Retype the data exactly, from its first line to the line containing "([xshift=9pt]t3.south |- ems.north);", including both, and skip any picture.

___ Source records ___

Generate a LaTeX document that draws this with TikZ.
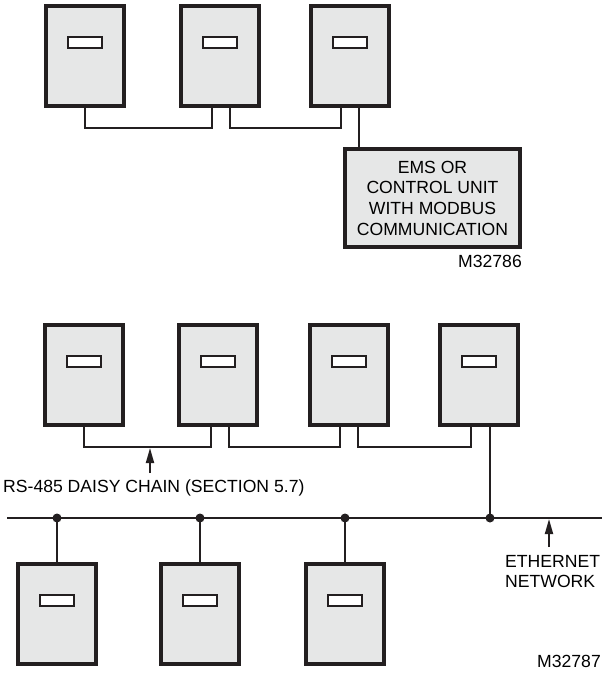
\documentclass[tikz,border=0pt]{standalone}
\usepackage{fontspec}
\setmainfont{Liberation Sans}
\usetikzlibrary{calc,arrows.meta}
\definecolor{ink}{HTML}{231F20}
\definecolor{panel}{HTML}{E6E7E7}
\begin{document}
\begin{tikzpicture}[x=1pt, y=-1pt, font=\fontsize{17.6}{20.7}\selectfont,
    unit/.style={draw=ink, fill=panel, line width=4pt, minimum width=78pt, minimum height=100pt, inner sep=0pt},
    slot/.style={draw=ink, fill=white, line width=1.8pt, minimum width=34pt, minimum height=11pt, inner sep=0pt},
    wire/.style={draw=ink, line width=1.8pt},
    dot/.style={circle, fill=ink, inner sep=0pt, minimum size=9pt},
    tag/.style={-{Triangle[length=15pt,width=8pt]}, draw=ink, line width=1.8pt}]
  \useasboundingbox (0,0) rectangle (602,673);
  \foreach \n/\ox/\oy in {t1/85/56, t2/220/56, t3/350/56, u1/84/375, u2/218/375, u3/349/375, u4/479/375, l1/57/614, l2/200/614, l3/345/614} {
    \node[unit] (\n) at (\ox,\oy) {};
    \node[slot] (\n-w) at ($(\n.north)+(0,38.5)$) {};
  }
  \node[unit, minimum width=175pt, minimum height=98pt, align=center] (ems) at (432.5,198)
    {EMS OR\\CONTROL UNIT\\WITH MODBUS\\COMMUNICATION};
  \node[anchor=base east, inner sep=0pt] (m1) at (522,267) {M32786};
  \draw[wire] (t1.south) -- ++(0,20) -| ([xshift=-8pt]t2.south);
  \draw[wire] ([xshift=10pt]t2.south) -- ++(0,20) -| ([xshift=-9pt]t3.south);
  \draw[wire] ([xshift=9pt]t3.south) -- ([xshift=9pt]t3.south |- ems.north);

  \draw[wire] (u1.south) -- ++(0,20) -| ([xshift=-7pt]u2.south);
  \draw[wire] ([xshift=11pt]u2.south) -- ++(0,20) -| ([xshift=-9pt]u3.south);
  \draw[wire] ([xshift=9pt]u3.south) -- ++(0,20) -| ([xshift=-8pt]u4.south);
  \node[anchor=base west, inner sep=0pt] (rs) at (3,492.5) {RS-485 DAISY CHAIN (SECTION 5.7)};
  \coordinate (rsfoot) at (150,473);
  \coordinate (rshead) at (150,448);
  \draw[tag] (rsfoot) -- (rshead);

  \coordinate (ethw) at (7,518);
  \coordinate (ethe) at (602,518);
  \draw[wire, line width=2pt] (ethw) -- (ethe);
  \draw[wire] ([xshift=11pt]u4.south) -- ([xshift=11pt]u4.south |- ethw) node[dot] (j4) {};
  \foreach \n in {l1,l2,l3} {
    \draw[wire] (\n.north) -- (\n.north |- ethw) node[dot] (\n-j) {};
  }
  \node[anchor=west, align=left, inner sep=0pt] (eth) at (505,571.5) {ETHERNET\\NETWORK};
  \coordinate (ethfoot) at (549,547);
  \coordinate (ethhead) at (549,519);
  \draw[tag] (ethfoot) -- (ethhead);
  \node[anchor=base east, inner sep=0pt] (m2) at (601,667) {M32787};
\end{tikzpicture}
\end{document}
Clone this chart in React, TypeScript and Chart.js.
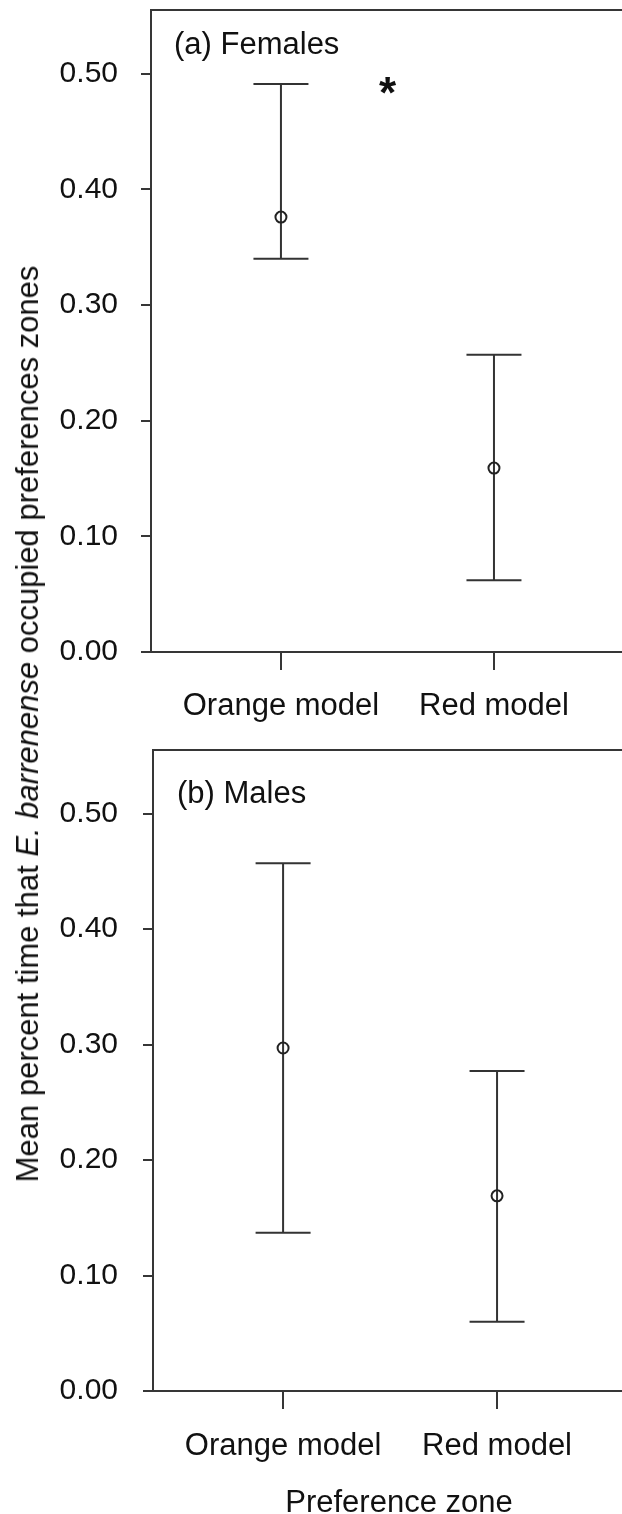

___

### The answer
Generate a LaTeX document that draws this with TikZ.
\documentclass[tikz,border=0pt]{standalone}
\usepackage{fontspec}
\setmainfont{Liberation Sans}
\usetikzlibrary{calc,arrows.meta}
\definecolor{ink}{HTML}{231F20}
\definecolor{panel}{HTML}{E6E7E7}
\begin{document}
\begin{tikzpicture}[x=1pt, y=-1pt, font=\fontsize{17.6}{20.7}\selectfont,
    unit/.style={draw=ink, fill=panel, line width=4pt, minimum width=78pt, minimum height=100pt, inner sep=0pt},
    slot/.style={draw=ink, fill=white, line width=1.8pt, minimum width=34pt, minimum height=11pt, inner sep=0pt},
    wire/.style={draw=ink, line width=1.8pt},
    dot/.style={circle, fill=ink, inner sep=0pt, minimum size=9pt},
    tag/.style={-{Triangle[length=15pt,width=8pt]}, draw=ink, line width=1.8pt}]
  \useasboundingbox (0,0) rectangle (602,673);
  \foreach \n/\ox/\oy in {t1/85/56, t2/220/56, t3/350/56, u1/84/375, u2/218/375, u3/349/375, u4/479/375, l1/57/614, l2/200/614, l3/345/614} {
    \node[unit] (\n) at (\ox,\oy) {};
    \node[slot] (\n-w) at ($(\n.north)+(0,38.5)$) {};
  }
  \node[unit, minimum width=175pt, minimum height=98pt, align=center] (ems) at (432.5,198)
    {EMS OR\\CONTROL UNIT\\WITH MODBUS\\COMMUNICATION};
  \node[anchor=base east, inner sep=0pt] (m1) at (522,267) {M32786};
  \draw[wire] (t1.south) -- ++(0,20) -| ([xshift=-8pt]t2.south);
  \draw[wire] ([xshift=10pt]t2.south) -- ++(0,20) -| ([xshift=-9pt]t3.south);
  \draw[wire] ([xshift=9pt]t3.south) -- ([xshift=9pt]t3.south |- ems.north);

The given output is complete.